─── Information provided ───

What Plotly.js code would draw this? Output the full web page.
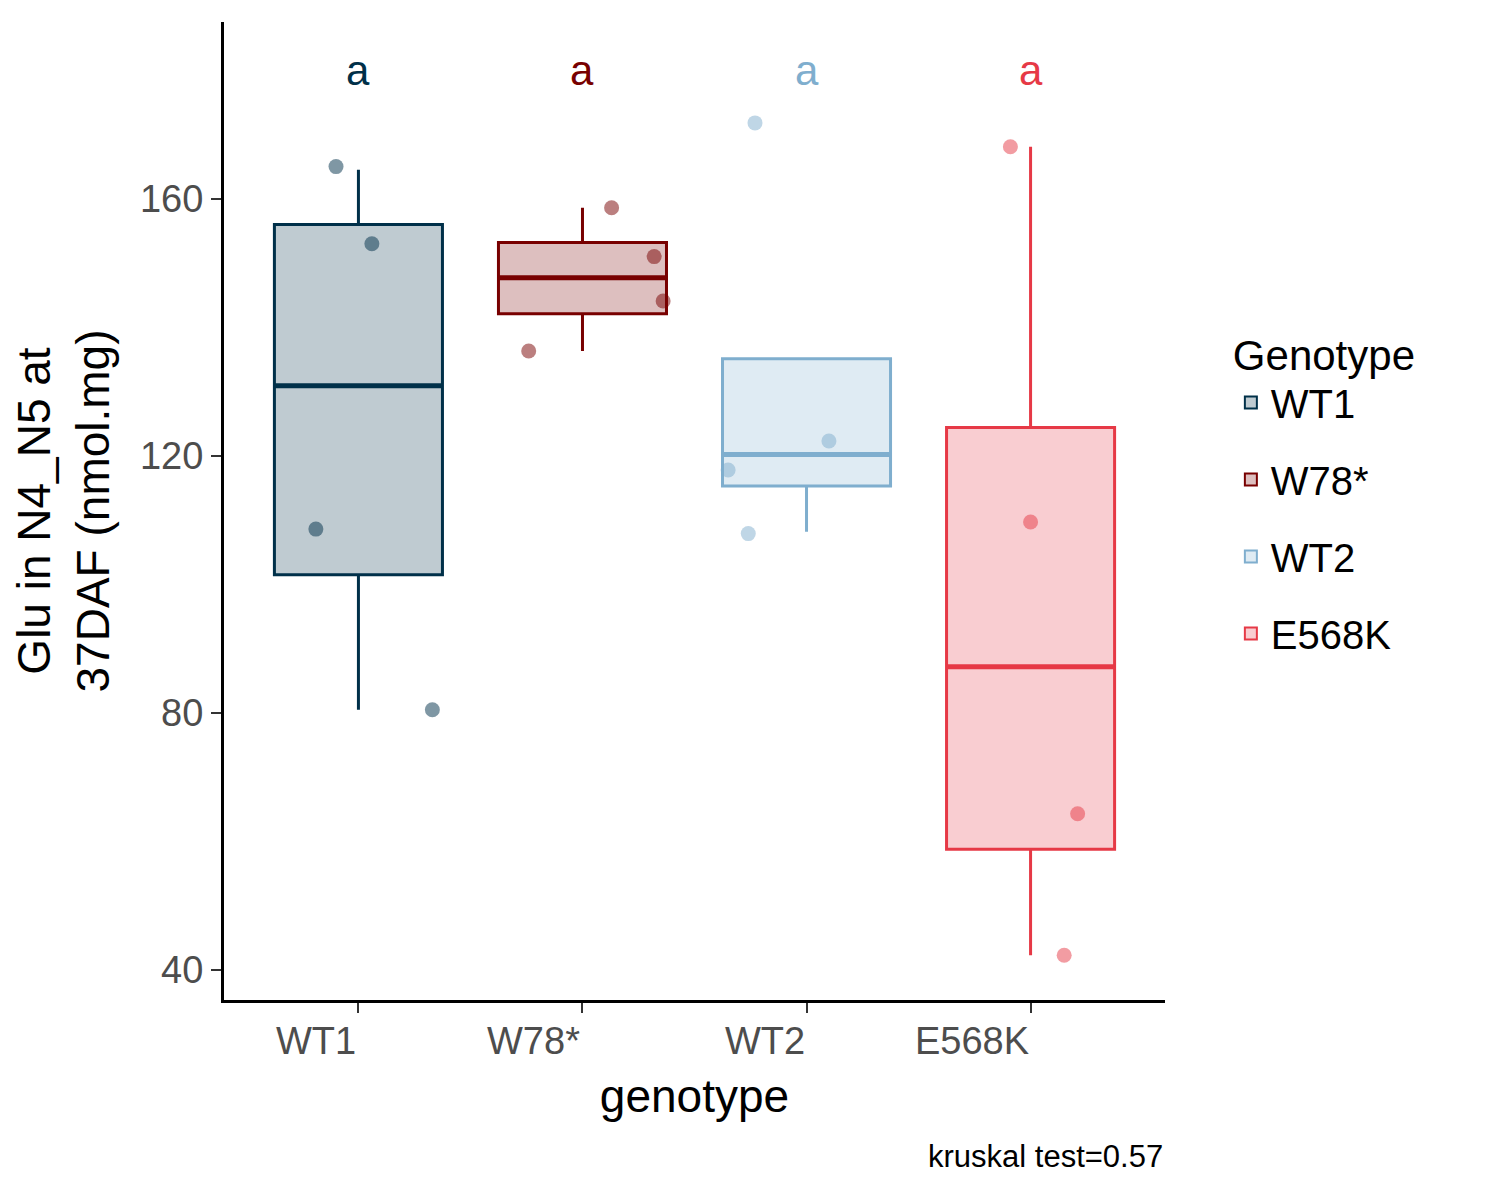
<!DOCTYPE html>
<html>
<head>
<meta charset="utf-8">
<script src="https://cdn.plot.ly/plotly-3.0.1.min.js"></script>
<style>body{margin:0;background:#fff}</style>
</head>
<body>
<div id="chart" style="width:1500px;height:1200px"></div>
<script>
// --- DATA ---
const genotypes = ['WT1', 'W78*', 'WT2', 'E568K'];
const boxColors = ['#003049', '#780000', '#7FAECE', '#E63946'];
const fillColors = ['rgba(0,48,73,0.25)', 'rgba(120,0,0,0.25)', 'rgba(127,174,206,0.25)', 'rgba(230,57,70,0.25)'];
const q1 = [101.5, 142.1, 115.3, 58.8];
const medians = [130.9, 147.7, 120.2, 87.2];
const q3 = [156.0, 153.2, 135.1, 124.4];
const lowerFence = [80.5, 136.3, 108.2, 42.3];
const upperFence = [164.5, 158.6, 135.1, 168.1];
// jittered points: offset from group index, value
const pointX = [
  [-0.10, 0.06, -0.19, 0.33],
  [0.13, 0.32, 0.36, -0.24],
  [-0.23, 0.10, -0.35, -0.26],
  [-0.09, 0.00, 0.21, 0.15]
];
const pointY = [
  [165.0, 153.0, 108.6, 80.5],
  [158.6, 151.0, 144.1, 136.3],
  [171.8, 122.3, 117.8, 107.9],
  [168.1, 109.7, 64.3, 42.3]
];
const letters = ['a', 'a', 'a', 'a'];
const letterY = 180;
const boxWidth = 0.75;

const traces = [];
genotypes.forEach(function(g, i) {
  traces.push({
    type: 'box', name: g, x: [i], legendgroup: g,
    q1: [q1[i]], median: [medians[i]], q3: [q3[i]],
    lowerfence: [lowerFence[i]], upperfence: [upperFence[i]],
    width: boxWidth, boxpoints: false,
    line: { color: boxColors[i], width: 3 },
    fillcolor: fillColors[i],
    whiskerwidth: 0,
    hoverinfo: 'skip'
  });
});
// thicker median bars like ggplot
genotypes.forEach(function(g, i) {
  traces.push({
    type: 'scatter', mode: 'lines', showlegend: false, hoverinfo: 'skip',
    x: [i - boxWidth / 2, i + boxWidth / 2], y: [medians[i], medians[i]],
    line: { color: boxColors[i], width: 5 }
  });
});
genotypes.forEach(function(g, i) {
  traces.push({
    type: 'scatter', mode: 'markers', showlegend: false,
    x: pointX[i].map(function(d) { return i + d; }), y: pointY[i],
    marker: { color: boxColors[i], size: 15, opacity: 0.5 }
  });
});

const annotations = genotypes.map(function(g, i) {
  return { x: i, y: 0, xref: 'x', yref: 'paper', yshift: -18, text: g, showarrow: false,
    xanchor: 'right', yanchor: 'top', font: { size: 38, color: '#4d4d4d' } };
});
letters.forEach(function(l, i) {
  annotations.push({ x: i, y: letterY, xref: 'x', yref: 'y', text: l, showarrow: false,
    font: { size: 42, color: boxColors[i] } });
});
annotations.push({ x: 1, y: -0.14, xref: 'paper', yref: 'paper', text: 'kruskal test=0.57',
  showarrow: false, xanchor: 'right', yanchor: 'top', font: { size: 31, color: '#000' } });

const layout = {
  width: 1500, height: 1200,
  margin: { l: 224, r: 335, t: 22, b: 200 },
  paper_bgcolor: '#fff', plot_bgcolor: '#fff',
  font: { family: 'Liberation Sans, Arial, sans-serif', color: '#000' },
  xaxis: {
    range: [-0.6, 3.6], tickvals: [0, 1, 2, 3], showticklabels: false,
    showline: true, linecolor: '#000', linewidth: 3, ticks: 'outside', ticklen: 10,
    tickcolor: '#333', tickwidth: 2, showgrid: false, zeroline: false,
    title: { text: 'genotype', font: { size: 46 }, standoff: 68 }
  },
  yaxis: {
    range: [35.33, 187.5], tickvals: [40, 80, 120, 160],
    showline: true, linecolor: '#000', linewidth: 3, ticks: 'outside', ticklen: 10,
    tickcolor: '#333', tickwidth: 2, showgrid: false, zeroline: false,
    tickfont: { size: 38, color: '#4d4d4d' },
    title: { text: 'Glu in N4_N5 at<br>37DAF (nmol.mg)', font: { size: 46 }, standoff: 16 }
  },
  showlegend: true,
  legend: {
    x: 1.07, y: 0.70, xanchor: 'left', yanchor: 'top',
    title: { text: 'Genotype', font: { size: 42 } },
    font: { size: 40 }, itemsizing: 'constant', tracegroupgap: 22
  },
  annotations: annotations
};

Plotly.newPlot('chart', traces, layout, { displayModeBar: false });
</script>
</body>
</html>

───

# Aim
In your copy of the listing above, reproduce each line exactly and omit all pictures.

# Solved exercise
What Plotly.js code would draw this? Output the full web page.
<!DOCTYPE html>
<html>
<head>
<meta charset="utf-8">
<script src="https://cdn.plot.ly/plotly-3.0.1.min.js"></script>
<style>body{margin:0;background:#fff}</style>
</head>
<body>
<div id="chart" style="width:1500px;height:1200px"></div>
<script>
// --- DATA ---
const genotypes = ['WT1', 'W78*', 'WT2', 'E568K'];
const boxColors = ['#003049', '#780000', '#7FAECE', '#E63946'];
const fillColors = ['rgba(0,48,73,0.25)', 'rgba(120,0,0,0.25)', 'rgba(127,174,206,0.25)', 'rgba(230,57,70,0.25)'];
const q1 = [101.5, 142.1, 115.3, 58.8];
const medians = [130.9, 147.7, 120.2, 87.2];
const q3 = [156.0, 153.2, 135.1, 124.4];
const lowerFence = [80.5, 136.3, 108.2, 42.3];
const upperFence = [164.5, 158.6, 135.1, 168.1];
// jittered points: offset from group index, value
const pointX = [
  [-0.10, 0.06, -0.19, 0.33],
  [0.13, 0.32, 0.36, -0.24],
  [-0.23, 0.10, -0.35, -0.26],
  [-0.09, 0.00, 0.21, 0.15]
];
const pointY = [
  [165.0, 153.0, 108.6, 80.5],
  [158.6, 151.0, 144.1, 136.3],
  [171.8, 122.3, 117.8, 107.9],
  [168.1, 109.7, 64.3, 42.3]
];
const letters = ['a', 'a', 'a', 'a'];
const letterY = 180;
const boxWidth = 0.75;

const traces = [];
genotypes.forEach(function(g, i) {
  traces.push({
    type: 'box', name: g, x: [i], legendgroup: g,
    q1: [q1[i]], median: [medians[i]], q3: [q3[i]],
    lowerfence: [lowerFence[i]], upperfence: [upperFence[i]],
    width: boxWidth, boxpoints: false,
    line: { color: boxColors[i], width: 3 },
    fillcolor: fillColors[i],
    whiskerwidth: 0,
    hoverinfo: 'skip'
  });
});
// thicker median bars like ggplot
genotypes.forEach(function(g, i) {
  traces.push({
    type: 'scatter', mode: 'lines', showlegend: false, hoverinfo: 'skip',
    x: [i - boxWidth / 2, i + boxWidth / 2], y: [medians[i], medians[i]],
    line: { color: boxColors[i], width: 5 }
  });
});
genotypes.forEach(function(g, i) {
  traces.push({
    type: 'scatter', mode: 'markers', showlegend: false,
    x: pointX[i].map(function(d) { return i + d; }), y: pointY[i],
    marker: { color: boxColors[i], size: 15, opacity: 0.5 }
  });
});

const annotations = genotypes.map(function(g, i) {
  return { x: i, y: 0, xref: 'x', yref: 'paper', yshift: -18, text: g, showarrow: false,
    xanchor: 'right', yanchor: 'top', font: { size: 38, color: '#4d4d4d' } };
});
letters.forEach(function(l, i) {
  annotations.push({ x: i, y: letterY, xref: 'x', yref: 'y', text: l, showarrow: false,
    font: { size: 42, color: boxColors[i] } });
});
annotations.push({ x: 1, y: -0.14, xref: 'paper', yref: 'paper', text: 'kruskal test=0.57',
  showarrow: false, xanchor: 'right', yanchor: 'top', font: { size: 31, color: '#000' } });

const layout = {
  width: 1500, height: 1200,
  margin: { l: 224, r: 335, t: 22, b: 200 },
  paper_bgcolor: '#fff', plot_bgcolor: '#fff',
  font: { family: 'Liberation Sans, Arial, sans-serif', color: '#000' },
  xaxis: {
    range: [-0.6, 3.6], tickvals: [0, 1, 2, 3], showticklabels: false,
    showline: true, linecolor: '#000', linewidth: 3, ticks: 'outside', ticklen: 10,
    tickcolor: '#333', tickwidth: 2, showgrid: false, zeroline: false,
    title: { text: 'genotype', font: { size: 46 }, standoff: 68 }
  },
  yaxis: {
    range: [35.33, 187.5], tickvals: [40, 80, 120, 160],
    showline: true, linecolor: '#000', linewidth: 3, ticks: 'outside', ticklen: 10,
    tickcolor: '#333', tickwidth: 2, showgrid: false, zeroline: false,
    tickfont: { size: 38, color: '#4d4d4d' },
    title: { text: 'Glu in N4_N5 at<br>37DAF (nmol.mg)', font: { size: 46 }, standoff: 16 }
  },
  showlegend: true,
  legend: {
    x: 1.07, y: 0.70, xanchor: 'left', yanchor: 'top',
    title: { text: 'Genotype', font: { size: 42 } },
    font: { size: 40 }, itemsizing: 'constant', tracegroupgap: 22
  },
  annotations: annotations
};

Plotly.newPlot('chart', traces, layout, { displayModeBar: false });
</script>
</body>
</html>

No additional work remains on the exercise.